0

The answer for most Character encoding is Apache StringEscapeUtils in the commons.text version. Agree. Can be used to escape the strings between the xml tags. But how do I escape the xml tokens themselves?

Allowed chars are simple: https://www.w3.org/TR/xml11/#sec-common-syn

My use case is that I convert a database table into an XML where each column name is one xml token.

<ROW><COL1>Hello</COL1></ROW>

Works fine but what if the column name is "/BIC/COL1"?
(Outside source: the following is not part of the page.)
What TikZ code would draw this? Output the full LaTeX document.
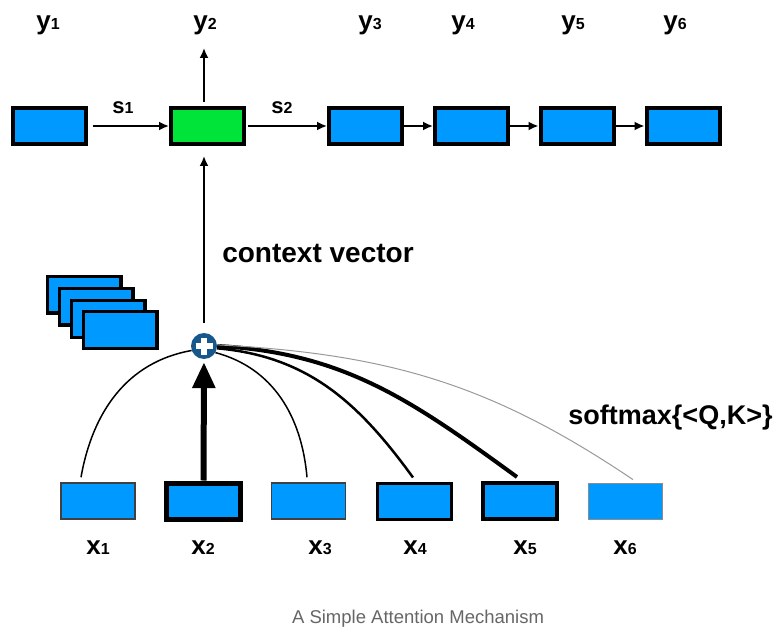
\documentclass[tikz,border=0pt]{standalone}
\usepackage{fontspec}
\setmainfont{Liberation Sans}
\usepackage{xcolor}
\definecolor{bl}{RGB}{0,153,255}
\definecolor{gr}{RGB}{0,228,58}
\definecolor{db}{RGB}{22,88,140}
\usepackage{tikz}
\usetikzlibrary{arrows.meta, positioning, calc}

\newcommand{\lbl}[3]{{\fontsize{#1}{#1}\selectfont\bfseries #2}{\fontsize{16}{16}\selectfont\bfseries #3}}

\begin{document}
\begin{tikzpicture}[
    x=1pt, y=1pt,
    cell/.style={draw, fill=bl, minimum width=73pt, minimum height=36pt, line width=4pt, inner sep=0pt},
    inp/.style={draw, fill=bl, minimum width=74pt, minimum height=36pt, inner sep=0pt},
    arr/.style={line width=1.8pt, -{Latex[length=10pt, width=9pt]}},
    sum/.style={circle, fill=db, minimum size=26pt, inner sep=0pt,
        path picture={\draw[white, line width=6pt]
            (path picture bounding box.center) ++(-8.5pt,0) -- ++(17pt,0)
            (path picture bounding box.center) ++(0,-8.5pt) -- ++(0,17pt);}}
    ]
    \useasboundingbox (0,0) rectangle (778,627);

    % decoder row
    \foreach \n/\x in {1/49, 3/365.5, 4/471.5, 5/577, 6/683}
        \node[cell] (h\n) at (\x,501) {};
    \node[cell, fill=gr] (h2) at (207.5,501) {};
    \draw[arr, shorten <=5pt] (h1) -- (h2);
    \draw[arr, shorten <=2pt] (h2) -- (h3);
    \foreach \a/\b in {3/4, 4/5, 5/6}
        \draw[arr] (h\a) -- (h\b);
    \node (s1) at (123,519) {\lbl{22}{s}{1}};
    \node (s2) at (282,519) {\lbl{22}{s}{2}};
    \foreach \n/\x in {1/48, 2/205, 3/370, 4/463, 5/573, 6/675}
        \node (y\n) at (\x,602) {\lbl{26}{y}{\n}};

    % sum of the weighted inputs
    \node[sum] (plus) at (204,281) {};
    \coordinate (y2out) at (204,579);
    \draw[arr, shorten <=4pt] (h2.north -| plus) -- (y2out);
    \draw[arr, shorten <=10pt, shorten >=10pt] (plus) -- (plus |- h2.south);
    \node (ctx) at (318,373) {\fontsize{28}{28}\selectfont\bfseries context vector};

    % stacked states
    \foreach \n/\x/\y in {1/84/332, 2/96/320, 3/108/308, 4/120/297}
        \node[cell, line width=3.5pt, minimum width=73.5pt, minimum height=36.5pt] (st\n) at (\x,\y) {};

    % encoder inputs
    \foreach \n/\x/\w/\c in {1/98/1.5/black!75, 2/203.5/5/black, 3/308.5/1.5/black!75,
                             4/414.5/3/black, 5/520/4/black, 6/625.5/0.8/black!45}
        \node[inp, line width=\w pt, draw=\c] (x\n) at (\x,126) {};
    \foreach \n/\x in {1/98, 2/203, 3/320, 4/415, 5/525, 6/625}
        \node (xl\n) at (\x,79) {\lbl{26}{x}{\n}};

    \draw[line width=6pt, -{Triangle[length=26pt, width=22pt]}, shorten >=3pt] (x2) -- (plus);
    \draw[line width=1.5pt] (plus.200) to[out=190, in=80] ([xshift=-17pt, yshift=5pt]x1.north);
    \draw[line width=1.5pt] (plus.-30) to[out=-15, in=95] ([xshift=-1.5pt, yshift=5pt]x3.north);
    \draw[line width=2.5pt] (plus.-10) to[out=-5, in=126] ([xshift=-1.5pt, yshift=4pt]x4.north);
    \draw[line width=4pt] (plus.0) to[out=-3, in=144] ([xshift=-3pt, yshift=4pt]x5.north);
    \draw[line width=1pt, black!40] (plus.5) to[out=-3, in=146] ([xshift=7.5pt, yshift=3pt]x6.north);
    \node (sm) at (670.5,209) {\fontsize{27}{27}\selectfont\bfseries softmax\{<Q,K>\}};

    \node[anchor=base, text=black!60] (cap) at (418,4) {\fontsize{18.5}{18.5}\selectfont A Simple Attention Mechanism};
\end{tikzpicture}
\end{document}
<ROW></BIC/COL1>Hello<//BIC/COL1></ROW>

is obviously not valid. Currently I do not even have a plan on how the encoding might look like. Would need to use a _x26BIC_x26COL1 tag name or something similar.

Anything I overlook?

Werner Daehn
  • 577
  • 6
  • 16
  • Please [edit] your question to include the API you are using to create the XML document. Also add the current source code you have to build the XML document. – Progman Apr 28 '20 at 17:27
  • That would not help. I use olingo v4 to create odata documents. Besides, the question is generic. No matter how you create the XML document, if the generator does not escape the xml tag names and allows for any strings, I have to encode it. In that sense, the source code would be out.println(""); – Werner Daehn Apr 29 '20 at 08:43
  • 1
    This is not a character encoding problem. And no, I don't agree that StringEscapeUtils from Apache is the answer for most encoding issues; never used it despite lot's of escaping issues in many network protocols. Otherwise, @Progman's second suggestion is probably the way forward. – forty-two Apr 29 '20 at 21:54

1 Answers1

0

There is no string escaping mechanism for the XML element tag. Some APIs will even reject the name for the new element when it doesn't match the specification for element names. There are at least two possible solutions to your problem:

  1. You can define your own escape mechanism which you use to encode and decode the element name. As an example you could use _ as the escape sequence. The sequence __ (two underscores) will be a literal _ and the sequence _XX or _uXXXX will be the ascii/unicode character you want to write.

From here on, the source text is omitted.